:: TASK OBJECTIVE ::
In the entries, find all lines that hold the word "this" and copy them.

- - - - -

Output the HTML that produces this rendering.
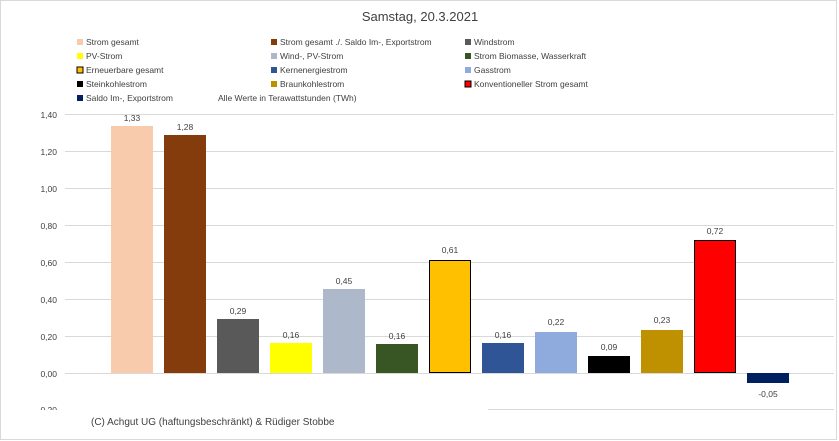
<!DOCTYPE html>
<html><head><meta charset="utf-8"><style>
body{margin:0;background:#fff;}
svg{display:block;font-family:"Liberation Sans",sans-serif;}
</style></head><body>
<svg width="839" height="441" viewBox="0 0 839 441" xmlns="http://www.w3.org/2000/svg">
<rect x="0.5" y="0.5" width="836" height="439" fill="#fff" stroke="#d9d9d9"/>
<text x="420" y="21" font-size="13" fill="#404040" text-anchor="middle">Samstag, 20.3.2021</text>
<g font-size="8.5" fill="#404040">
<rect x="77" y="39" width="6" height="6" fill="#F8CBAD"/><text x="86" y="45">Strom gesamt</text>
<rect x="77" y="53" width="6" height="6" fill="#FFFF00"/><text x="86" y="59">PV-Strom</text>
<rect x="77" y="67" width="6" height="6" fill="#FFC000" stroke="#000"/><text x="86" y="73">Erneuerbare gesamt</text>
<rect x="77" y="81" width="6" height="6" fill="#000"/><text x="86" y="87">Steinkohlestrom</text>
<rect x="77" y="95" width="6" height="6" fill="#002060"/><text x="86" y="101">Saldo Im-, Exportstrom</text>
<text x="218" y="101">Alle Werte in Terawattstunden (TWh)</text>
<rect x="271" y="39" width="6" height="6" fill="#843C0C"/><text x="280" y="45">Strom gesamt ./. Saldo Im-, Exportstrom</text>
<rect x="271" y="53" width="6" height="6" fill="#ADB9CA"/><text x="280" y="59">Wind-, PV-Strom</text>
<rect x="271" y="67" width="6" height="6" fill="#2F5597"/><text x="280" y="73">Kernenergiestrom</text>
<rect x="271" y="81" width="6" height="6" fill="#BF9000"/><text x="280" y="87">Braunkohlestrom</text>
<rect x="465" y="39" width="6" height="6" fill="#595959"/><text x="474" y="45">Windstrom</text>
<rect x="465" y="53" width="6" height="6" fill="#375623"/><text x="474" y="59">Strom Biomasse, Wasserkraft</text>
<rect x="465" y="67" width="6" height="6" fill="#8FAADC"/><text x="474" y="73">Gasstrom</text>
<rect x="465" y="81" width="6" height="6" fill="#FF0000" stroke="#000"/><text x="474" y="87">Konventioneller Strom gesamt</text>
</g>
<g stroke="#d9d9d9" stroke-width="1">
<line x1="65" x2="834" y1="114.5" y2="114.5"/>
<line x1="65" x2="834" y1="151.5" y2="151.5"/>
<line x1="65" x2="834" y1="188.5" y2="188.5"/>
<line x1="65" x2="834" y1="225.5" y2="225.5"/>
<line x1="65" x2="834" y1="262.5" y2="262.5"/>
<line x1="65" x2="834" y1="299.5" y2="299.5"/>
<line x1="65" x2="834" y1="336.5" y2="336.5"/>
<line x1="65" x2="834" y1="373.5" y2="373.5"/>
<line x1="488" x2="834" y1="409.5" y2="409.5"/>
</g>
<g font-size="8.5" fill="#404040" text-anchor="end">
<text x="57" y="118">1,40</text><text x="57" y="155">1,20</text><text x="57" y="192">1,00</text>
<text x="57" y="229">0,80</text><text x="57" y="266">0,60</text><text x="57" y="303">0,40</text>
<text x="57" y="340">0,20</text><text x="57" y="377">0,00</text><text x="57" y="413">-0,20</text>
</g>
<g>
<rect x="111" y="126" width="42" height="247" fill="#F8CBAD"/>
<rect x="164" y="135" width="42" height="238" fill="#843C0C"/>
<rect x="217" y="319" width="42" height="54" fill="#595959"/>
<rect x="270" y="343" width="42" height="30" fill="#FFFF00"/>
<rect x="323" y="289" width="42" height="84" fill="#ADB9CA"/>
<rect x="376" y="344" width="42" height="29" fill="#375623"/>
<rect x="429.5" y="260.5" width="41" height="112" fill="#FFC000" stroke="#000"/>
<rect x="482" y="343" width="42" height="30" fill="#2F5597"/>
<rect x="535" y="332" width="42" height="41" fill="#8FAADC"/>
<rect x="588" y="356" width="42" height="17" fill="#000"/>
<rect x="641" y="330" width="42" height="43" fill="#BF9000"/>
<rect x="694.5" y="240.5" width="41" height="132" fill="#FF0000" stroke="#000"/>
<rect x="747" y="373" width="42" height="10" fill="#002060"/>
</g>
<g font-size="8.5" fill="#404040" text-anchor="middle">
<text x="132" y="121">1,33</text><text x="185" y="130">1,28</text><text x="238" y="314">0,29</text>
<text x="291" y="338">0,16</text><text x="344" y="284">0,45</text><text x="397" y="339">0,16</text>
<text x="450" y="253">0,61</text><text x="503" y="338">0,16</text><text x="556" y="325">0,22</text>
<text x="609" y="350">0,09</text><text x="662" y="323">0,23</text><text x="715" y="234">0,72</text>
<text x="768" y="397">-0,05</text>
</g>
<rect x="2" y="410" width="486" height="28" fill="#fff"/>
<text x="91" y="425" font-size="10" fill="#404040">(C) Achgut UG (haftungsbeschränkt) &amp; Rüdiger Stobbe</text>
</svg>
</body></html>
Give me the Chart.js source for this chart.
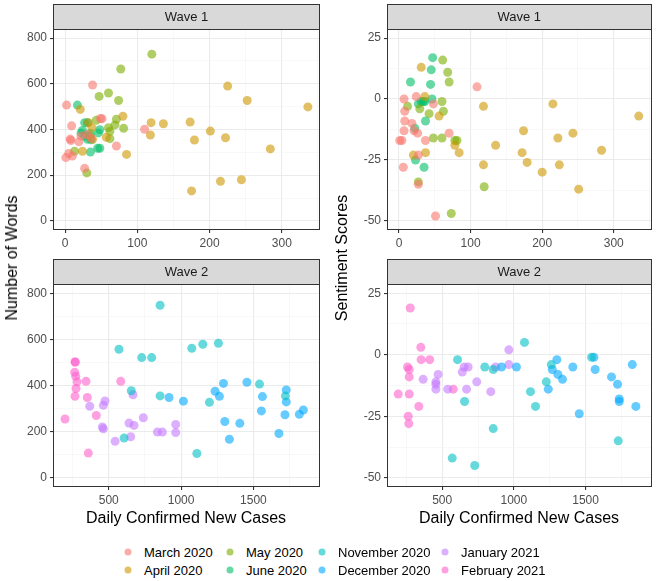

- - - - -

:: TASK SOLUTION ::
Output the HTML that produces this rendering.
Give me the Chart.js source for this chart.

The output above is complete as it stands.